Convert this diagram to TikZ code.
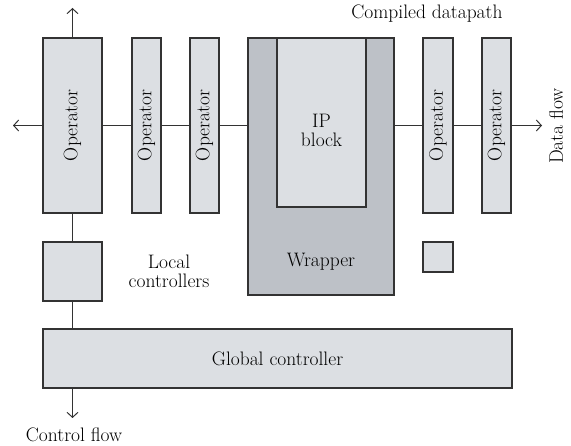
\documentclass[tikz,border=0pt]{standalone}
\usepackage{graphicx}
\usepackage{tikz}
\usetikzlibrary{positioning, arrows.meta}
\definecolor{BoxGray}{HTML}{DCDFE3}
\definecolor{WrapGray}{HTML}{BDC1C7}
\definecolor{EdgeGray}{HTML}{333333}

\begin{document}
\begin{tikzpicture}[x=1pt, y=-1pt,
            txt/.style={font=\fontsize{19.5}{22}\selectfont, text=black, align=center},
            opbox/.style={draw=EdgeGray, line width=1.2pt, fill=BoxGray, inner sep=0pt, minimum height=175pt, txt},
            ctrlbox/.style={draw=EdgeGray, line width=1.2pt, fill=BoxGray, inner sep=0pt, txt},
            wrapbox/.style={draw=EdgeGray, line width=1.2pt, fill=WrapGray, inner sep=0pt},
            flow/.style={draw=EdgeGray, line width=1pt},
            flowarrow/.style={flow, -{Straight Barb[length=5pt, width=11pt]}}
        ]
            \useasboundingbox (0,0) rectangle (571,446);

            % datapath operators
            \node[opbox, minimum width=59pt] at (72.5, 125.5) (op1) {\rotatebox{90}{Operator}};
            \node[opbox, minimum width=29pt] at (146.5, 125.5) (op2) {\rotatebox{90}{Operator}};
            \node[opbox, minimum width=29pt] at (204.5, 125.5) (op3) {\rotatebox{90}{Operator}};
            \node[opbox, minimum width=30pt] at (438, 125.5) (op4) {\rotatebox{90}{Operator}};
            \node[opbox, minimum width=29pt] at (496.5, 125.5) (op5) {\rotatebox{90}{Operator}};

            % wrapped IP block
            \node[wrapbox, minimum width=146pt, minimum height=257pt] at (321, 166.5) (wrap) {};
            \node[wrapbox, fill=BoxGray, minimum width=89pt, minimum height=169pt] at (321.5, 122.5) (ip) {};
            \node[txt] at (321.5, 130) (iptext) {IP\\[-3pt]block};
            \node[txt] at (321, 262) (wraptext) {Wrapper};

            % controllers
            \node[ctrlbox, minimum width=59pt, minimum height=59pt] at (72.5, 271.5) (local) {};
            \node[ctrlbox, minimum width=30pt, minimum height=30pt] at (438, 257) (small) {};
            \node[ctrlbox, minimum width=469pt, minimum height=59pt] at (277.5, 358.5) (global) {Global controller};
            \node[txt] at (169, 271) (localtext) {Local\\[-3pt]controllers};

            % labels
            \node[txt] at (427, 14) (title) {Compiled datapath};
            \node[txt, rotate=90] at (556, 126) (dataflow) {Data flow};
            \node[txt] at (74, 435) (ctrlflow) {Control flow};

            \coordinate (topend) at (72.5, 8);
            \coordinate (leftend) at (13, 125.5);
            \coordinate (rightend) at (542, 125.5);
            \coordinate (bottomend) at (72.5, 418);

            % data flow
            \draw[flowarrow] (op1.north) -- (topend);
            \draw[flowarrow] (op1.west) -- (leftend);
            \draw[flow] (op1.east) -- (op2.west);
            \draw[flow] (op2.east) -- (op3.west);
            \draw[flow] (op3.east) -- (op3.east -| wrap.west);
            \draw[flow] (wrap.east |- op4.west) -- (op4.west);
            \draw[flow] (op4.east) -- (op5.west);
            \draw[flowarrow] (op5.east) -- (rightend);

            % control flow
            \draw[flow] (op1.south) -- (local.north);
            \draw[flow] (local.south) -- (local.south |- global.north);
            \draw[flowarrow] (local.south |- global.south) -- (bottomend);

        \end{tikzpicture}
\end{document}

+ + +

▶ [Exercise aim] Restate the data word for word from its first line through the line with "at (496.5, 125.5)", leaving out any picture along the way.

▶ [Correct result]
Convert this diagram to TikZ code.
\documentclass[tikz,border=0pt]{standalone}
\usepackage{graphicx}
\usepackage{tikz}
\usetikzlibrary{positioning, arrows.meta}
\definecolor{BoxGray}{HTML}{DCDFE3}
\definecolor{WrapGray}{HTML}{BDC1C7}
\definecolor{EdgeGray}{HTML}{333333}

\begin{document}
\begin{tikzpicture}[x=1pt, y=-1pt,
            txt/.style={font=\fontsize{19.5}{22}\selectfont, text=black, align=center},
            opbox/.style={draw=EdgeGray, line width=1.2pt, fill=BoxGray, inner sep=0pt, minimum height=175pt, txt},
            ctrlbox/.style={draw=EdgeGray, line width=1.2pt, fill=BoxGray, inner sep=0pt, txt},
            wrapbox/.style={draw=EdgeGray, line width=1.2pt, fill=WrapGray, inner sep=0pt},
            flow/.style={draw=EdgeGray, line width=1pt},
            flowarrow/.style={flow, -{Straight Barb[length=5pt, width=11pt]}}
        ]
            \useasboundingbox (0,0) rectangle (571,446);

            % datapath operators
            \node[opbox, minimum width=59pt] at (72.5, 125.5) (op1) {\rotatebox{90}{Operator}};
            \node[opbox, minimum width=29pt] at (146.5, 125.5) (op2) {\rotatebox{90}{Operator}};
            \node[opbox, minimum width=29pt] at (204.5, 125.5) (op3) {\rotatebox{90}{Operator}};
            \node[opbox, minimum width=30pt] at (438, 125.5) (op4) {\rotatebox{90}{Operator}};
            \node[opbox, minimum width=29pt] at (496.5, 125.5) (op5) {\rotatebox{90}{Operator}};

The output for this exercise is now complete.